◆ Objective
Copy each line of the records that holds the string "this".

— Start Extracted information —

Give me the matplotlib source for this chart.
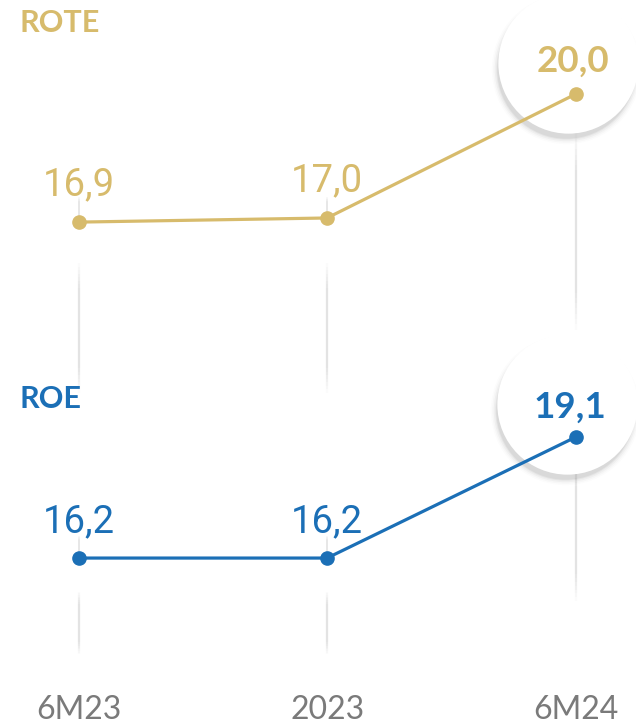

— End Extracted information —
— Start Extracted information —

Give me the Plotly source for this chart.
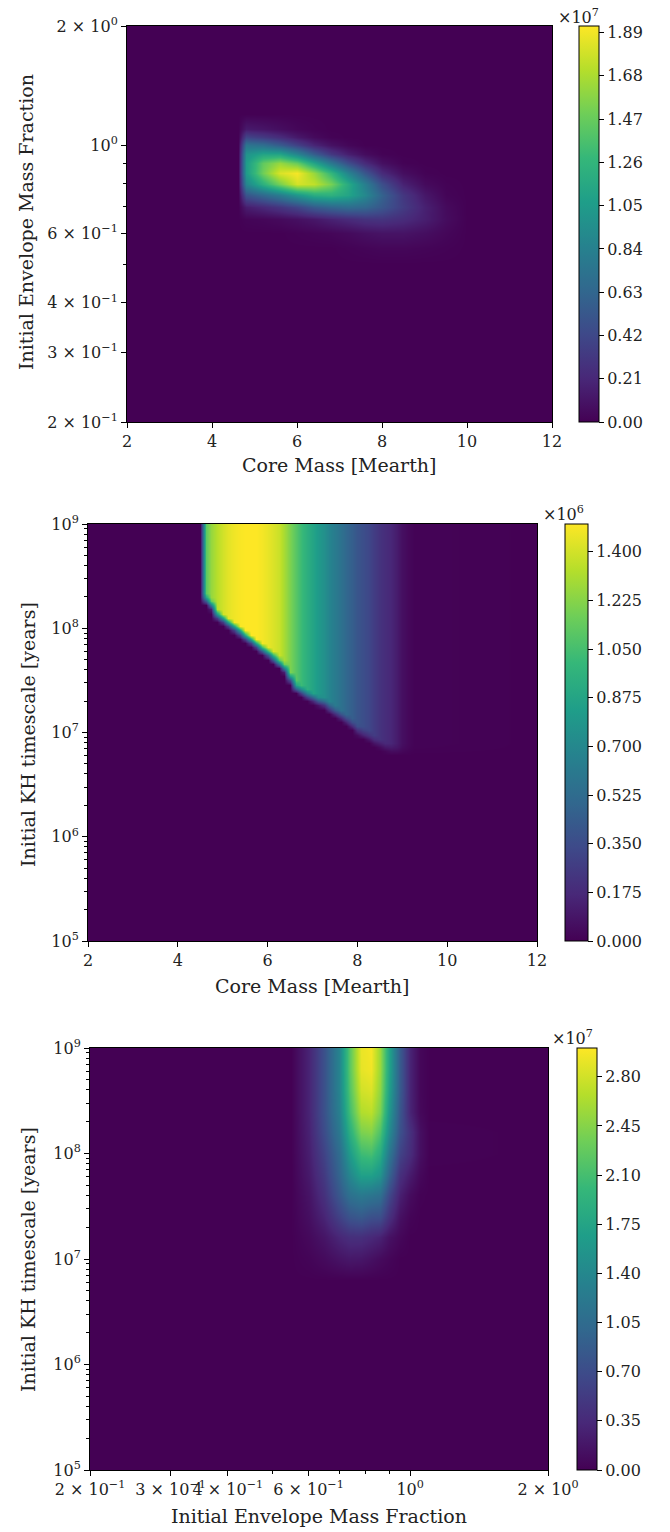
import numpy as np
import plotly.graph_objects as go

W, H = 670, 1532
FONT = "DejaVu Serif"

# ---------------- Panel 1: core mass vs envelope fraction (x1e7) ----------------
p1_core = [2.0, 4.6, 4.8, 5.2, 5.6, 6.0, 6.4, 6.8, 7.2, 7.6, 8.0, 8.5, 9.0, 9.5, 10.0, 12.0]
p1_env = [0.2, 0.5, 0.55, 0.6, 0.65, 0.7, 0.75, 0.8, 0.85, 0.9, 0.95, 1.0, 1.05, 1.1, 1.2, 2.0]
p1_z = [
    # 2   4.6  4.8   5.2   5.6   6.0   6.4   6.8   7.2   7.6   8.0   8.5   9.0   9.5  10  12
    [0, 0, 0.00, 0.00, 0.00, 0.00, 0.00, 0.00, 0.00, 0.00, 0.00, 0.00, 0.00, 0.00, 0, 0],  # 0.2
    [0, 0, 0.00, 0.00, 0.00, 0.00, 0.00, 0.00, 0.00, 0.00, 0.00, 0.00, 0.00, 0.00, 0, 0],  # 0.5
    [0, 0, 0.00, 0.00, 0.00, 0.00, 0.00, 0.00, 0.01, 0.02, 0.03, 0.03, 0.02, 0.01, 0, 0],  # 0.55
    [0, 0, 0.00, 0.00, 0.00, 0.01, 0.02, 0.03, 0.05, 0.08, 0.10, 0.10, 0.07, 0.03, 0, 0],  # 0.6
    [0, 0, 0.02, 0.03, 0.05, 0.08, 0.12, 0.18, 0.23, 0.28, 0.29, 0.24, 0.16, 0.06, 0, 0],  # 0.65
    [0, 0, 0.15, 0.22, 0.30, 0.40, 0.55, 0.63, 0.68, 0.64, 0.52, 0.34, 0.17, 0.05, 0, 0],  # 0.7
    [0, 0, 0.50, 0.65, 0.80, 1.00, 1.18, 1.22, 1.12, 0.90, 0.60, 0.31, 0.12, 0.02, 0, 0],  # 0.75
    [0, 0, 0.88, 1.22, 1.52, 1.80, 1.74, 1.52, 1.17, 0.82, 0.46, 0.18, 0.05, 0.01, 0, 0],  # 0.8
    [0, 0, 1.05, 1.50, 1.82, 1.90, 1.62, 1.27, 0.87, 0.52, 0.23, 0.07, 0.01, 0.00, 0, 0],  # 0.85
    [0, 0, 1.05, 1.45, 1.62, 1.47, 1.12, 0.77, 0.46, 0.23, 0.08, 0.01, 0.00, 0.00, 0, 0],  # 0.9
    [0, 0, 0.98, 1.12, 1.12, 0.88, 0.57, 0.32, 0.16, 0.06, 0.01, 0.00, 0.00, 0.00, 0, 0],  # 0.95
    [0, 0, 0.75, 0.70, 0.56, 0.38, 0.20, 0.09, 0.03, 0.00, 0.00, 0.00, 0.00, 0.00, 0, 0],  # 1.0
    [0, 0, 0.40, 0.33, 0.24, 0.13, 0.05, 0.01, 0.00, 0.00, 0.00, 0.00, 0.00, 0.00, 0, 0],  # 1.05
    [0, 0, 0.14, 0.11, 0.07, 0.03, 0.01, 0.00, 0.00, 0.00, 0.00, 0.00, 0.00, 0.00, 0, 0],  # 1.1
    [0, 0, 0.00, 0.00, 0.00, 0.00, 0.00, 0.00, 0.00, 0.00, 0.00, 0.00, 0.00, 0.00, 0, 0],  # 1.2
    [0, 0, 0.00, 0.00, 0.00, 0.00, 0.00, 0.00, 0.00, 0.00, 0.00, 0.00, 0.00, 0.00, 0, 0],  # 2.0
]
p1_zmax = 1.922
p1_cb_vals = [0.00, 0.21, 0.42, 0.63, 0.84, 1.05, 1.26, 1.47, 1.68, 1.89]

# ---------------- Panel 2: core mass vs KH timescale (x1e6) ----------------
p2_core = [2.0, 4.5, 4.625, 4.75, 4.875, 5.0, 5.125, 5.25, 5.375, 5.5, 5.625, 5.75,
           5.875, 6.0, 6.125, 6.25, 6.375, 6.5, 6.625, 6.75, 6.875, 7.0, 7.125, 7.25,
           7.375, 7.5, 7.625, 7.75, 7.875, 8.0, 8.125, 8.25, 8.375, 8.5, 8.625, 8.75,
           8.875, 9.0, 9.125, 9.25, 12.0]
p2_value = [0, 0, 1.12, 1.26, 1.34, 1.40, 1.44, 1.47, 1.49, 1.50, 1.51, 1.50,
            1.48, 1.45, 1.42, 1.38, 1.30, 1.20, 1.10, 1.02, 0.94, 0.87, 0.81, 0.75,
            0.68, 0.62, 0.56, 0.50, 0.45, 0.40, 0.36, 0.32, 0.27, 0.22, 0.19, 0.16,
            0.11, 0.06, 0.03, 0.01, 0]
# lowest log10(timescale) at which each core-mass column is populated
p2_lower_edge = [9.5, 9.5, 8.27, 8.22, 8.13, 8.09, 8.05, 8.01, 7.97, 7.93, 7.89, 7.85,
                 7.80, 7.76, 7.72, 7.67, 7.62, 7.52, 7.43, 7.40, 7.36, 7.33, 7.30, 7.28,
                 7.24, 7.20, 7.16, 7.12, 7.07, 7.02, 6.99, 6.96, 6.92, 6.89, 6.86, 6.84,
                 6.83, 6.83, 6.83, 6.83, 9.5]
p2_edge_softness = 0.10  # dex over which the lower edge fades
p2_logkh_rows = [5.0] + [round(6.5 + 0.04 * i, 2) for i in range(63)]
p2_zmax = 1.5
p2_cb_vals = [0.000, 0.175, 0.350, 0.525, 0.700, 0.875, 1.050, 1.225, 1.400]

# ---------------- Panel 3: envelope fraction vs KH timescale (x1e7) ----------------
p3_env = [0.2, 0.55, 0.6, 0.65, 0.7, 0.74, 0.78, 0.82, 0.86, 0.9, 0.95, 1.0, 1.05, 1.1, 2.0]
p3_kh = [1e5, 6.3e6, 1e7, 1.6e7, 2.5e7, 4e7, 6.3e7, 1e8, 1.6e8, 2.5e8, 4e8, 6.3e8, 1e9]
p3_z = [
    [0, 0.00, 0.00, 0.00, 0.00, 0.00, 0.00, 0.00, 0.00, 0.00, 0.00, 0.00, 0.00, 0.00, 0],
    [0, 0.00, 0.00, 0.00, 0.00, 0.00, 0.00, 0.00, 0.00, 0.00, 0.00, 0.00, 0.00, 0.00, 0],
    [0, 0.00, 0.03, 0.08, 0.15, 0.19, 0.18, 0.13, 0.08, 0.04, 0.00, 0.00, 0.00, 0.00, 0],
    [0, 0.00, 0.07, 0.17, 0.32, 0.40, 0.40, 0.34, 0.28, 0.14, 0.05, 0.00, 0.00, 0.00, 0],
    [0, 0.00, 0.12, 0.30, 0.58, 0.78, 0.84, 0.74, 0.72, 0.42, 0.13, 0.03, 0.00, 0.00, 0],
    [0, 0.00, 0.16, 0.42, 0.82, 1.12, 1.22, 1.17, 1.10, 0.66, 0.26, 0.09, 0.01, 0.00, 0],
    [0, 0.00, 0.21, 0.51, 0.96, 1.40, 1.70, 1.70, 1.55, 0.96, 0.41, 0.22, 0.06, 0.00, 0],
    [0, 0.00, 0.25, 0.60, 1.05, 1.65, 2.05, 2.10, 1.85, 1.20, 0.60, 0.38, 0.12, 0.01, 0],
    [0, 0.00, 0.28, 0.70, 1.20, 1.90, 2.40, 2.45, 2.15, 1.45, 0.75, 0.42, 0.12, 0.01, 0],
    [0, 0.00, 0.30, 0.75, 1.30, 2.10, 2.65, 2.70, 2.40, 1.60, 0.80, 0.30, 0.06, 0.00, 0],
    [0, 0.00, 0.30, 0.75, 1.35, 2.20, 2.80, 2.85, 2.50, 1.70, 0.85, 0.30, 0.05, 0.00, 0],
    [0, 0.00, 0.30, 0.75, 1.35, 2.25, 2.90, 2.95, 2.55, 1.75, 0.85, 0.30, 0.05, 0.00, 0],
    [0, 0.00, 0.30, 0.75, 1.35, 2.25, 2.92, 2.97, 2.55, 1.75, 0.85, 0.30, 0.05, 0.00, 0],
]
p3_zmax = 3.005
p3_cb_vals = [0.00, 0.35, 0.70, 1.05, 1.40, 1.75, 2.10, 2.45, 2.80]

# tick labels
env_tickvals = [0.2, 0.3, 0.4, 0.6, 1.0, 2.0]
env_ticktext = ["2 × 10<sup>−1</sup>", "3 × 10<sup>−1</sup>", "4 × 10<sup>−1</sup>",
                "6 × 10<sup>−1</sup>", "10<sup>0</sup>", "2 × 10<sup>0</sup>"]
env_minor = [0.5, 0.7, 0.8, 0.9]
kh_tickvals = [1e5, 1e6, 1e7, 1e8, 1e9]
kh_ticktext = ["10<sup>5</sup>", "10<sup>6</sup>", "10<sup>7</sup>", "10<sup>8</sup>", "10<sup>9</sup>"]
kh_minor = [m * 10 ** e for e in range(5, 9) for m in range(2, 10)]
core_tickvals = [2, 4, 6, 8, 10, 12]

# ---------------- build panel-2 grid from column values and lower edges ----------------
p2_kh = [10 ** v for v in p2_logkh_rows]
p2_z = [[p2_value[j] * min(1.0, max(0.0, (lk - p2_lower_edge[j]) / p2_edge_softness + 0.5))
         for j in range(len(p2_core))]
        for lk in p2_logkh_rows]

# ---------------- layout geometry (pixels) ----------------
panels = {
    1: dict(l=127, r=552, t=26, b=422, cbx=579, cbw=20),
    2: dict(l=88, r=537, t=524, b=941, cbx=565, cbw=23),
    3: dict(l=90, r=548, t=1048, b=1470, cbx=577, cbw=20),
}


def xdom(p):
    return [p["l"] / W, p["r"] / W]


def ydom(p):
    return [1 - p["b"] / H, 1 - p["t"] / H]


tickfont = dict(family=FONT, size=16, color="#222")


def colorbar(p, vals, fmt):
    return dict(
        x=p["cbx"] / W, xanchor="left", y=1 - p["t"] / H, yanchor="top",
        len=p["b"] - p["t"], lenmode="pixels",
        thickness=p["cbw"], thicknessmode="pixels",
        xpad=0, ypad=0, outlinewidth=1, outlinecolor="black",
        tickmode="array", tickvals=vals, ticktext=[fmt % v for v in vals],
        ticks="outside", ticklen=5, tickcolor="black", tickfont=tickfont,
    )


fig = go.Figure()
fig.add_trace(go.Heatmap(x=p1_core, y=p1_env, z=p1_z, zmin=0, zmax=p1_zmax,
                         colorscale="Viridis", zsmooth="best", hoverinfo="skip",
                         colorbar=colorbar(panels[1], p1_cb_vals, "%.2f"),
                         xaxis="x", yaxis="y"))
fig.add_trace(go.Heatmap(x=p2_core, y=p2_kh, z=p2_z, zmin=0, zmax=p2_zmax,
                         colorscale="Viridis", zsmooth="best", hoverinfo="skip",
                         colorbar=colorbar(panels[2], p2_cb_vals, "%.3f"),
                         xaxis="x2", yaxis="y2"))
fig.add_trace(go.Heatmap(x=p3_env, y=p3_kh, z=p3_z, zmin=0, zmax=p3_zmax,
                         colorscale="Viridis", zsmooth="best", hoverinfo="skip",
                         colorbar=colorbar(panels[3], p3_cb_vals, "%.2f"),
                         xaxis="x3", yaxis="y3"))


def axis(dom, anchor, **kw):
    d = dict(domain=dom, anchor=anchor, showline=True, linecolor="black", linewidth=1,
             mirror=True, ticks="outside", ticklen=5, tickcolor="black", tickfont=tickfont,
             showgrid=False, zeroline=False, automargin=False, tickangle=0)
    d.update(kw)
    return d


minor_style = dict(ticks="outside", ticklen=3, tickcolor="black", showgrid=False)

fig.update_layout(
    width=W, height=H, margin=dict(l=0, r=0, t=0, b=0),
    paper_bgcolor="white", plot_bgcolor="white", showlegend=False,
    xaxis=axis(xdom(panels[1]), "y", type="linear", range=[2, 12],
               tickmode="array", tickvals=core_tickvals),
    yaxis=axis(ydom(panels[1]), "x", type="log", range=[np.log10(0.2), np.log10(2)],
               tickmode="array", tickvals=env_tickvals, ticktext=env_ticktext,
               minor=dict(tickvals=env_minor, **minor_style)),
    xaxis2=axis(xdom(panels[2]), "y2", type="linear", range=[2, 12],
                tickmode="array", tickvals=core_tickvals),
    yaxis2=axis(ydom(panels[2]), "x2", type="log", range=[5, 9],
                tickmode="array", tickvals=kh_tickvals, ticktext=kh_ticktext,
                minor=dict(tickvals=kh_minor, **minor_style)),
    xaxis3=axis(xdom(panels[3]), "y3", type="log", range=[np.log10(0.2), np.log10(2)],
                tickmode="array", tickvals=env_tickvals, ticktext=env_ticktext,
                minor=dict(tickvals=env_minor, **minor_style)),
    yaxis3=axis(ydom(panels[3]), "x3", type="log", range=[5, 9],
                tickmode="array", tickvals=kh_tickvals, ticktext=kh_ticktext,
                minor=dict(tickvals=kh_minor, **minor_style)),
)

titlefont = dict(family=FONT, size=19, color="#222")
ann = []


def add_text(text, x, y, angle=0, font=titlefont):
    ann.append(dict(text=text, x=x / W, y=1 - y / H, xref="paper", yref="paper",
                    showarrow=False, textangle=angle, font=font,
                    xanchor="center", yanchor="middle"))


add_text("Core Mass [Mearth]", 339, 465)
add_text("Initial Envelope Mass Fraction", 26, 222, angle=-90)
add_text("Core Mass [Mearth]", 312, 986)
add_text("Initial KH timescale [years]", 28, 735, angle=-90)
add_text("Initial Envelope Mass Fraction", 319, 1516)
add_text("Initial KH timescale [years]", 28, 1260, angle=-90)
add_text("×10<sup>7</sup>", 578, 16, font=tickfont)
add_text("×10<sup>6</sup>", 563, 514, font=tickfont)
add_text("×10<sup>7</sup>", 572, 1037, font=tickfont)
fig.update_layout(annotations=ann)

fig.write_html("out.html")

— End Extracted information —

◆ The response
Give me the matplotlib source for this chart.
Give me the Plotly source for this chart.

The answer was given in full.